Like most things in the UNIX world where there are duplications of behaviour, it's a combination of many things, but mostly history, politics/religion, and the desire to build a better mousetrap / NiH syndrome. The existence of multiple system compononents that perform equivalent tasks is often praised as a useful feature, by open source proponents.
Broadly speaking you mostly need to worry about four flavours of package management system. You have the debian derived systems, like debian, ubuntu which use .deb
and the apt/dpkg family of management tools. You have the redhat derived systems which use the .rpm
format and the rpm / yum family of management tools. Feature wise these both are broadly equivalent, in my opinion.
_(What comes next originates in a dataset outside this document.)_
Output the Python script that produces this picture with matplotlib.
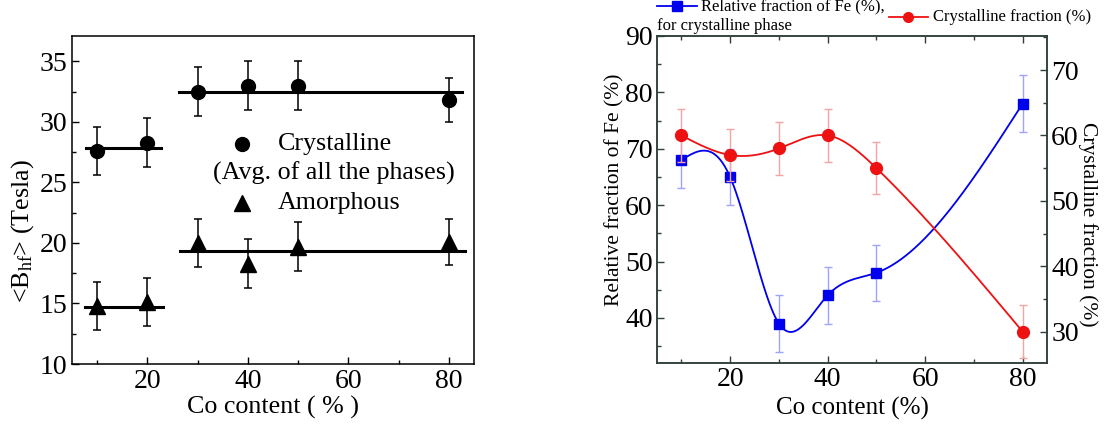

The important thing is try and learn the toolset you're working with well, they're all well documented. Learn about how to check dependencies and verify package signatures and integrity, and find out what services a package provides, and conversely what package is responsible for a particular installed file or program, using the native package tools for your distribution of choice. Ideally learn the command line options to do this for yum and rpm and then dpkg and aptitude and you'll have most bases covered. Then use the GUI tools if you prefer.
I think the most important thing to remember is that it's generally a mistake to mix packages from different distributions or releases in the same system even if they use the same package format e.g. do not install debian .deb files on your ubuntu system, or SuSE rpm files on your Fedora system, unless you really understand what you're doing.
The other two flavours I mentioned are less mainstream, but I list them for completeness sake. These are
a) no package system outside of
binary/source tarball a la classic
slackware , and
b) source build tools modelled after BSD ports, a la classic gentoo.
Again, you don't want to be here, until you understand why you might want to, in my opinion.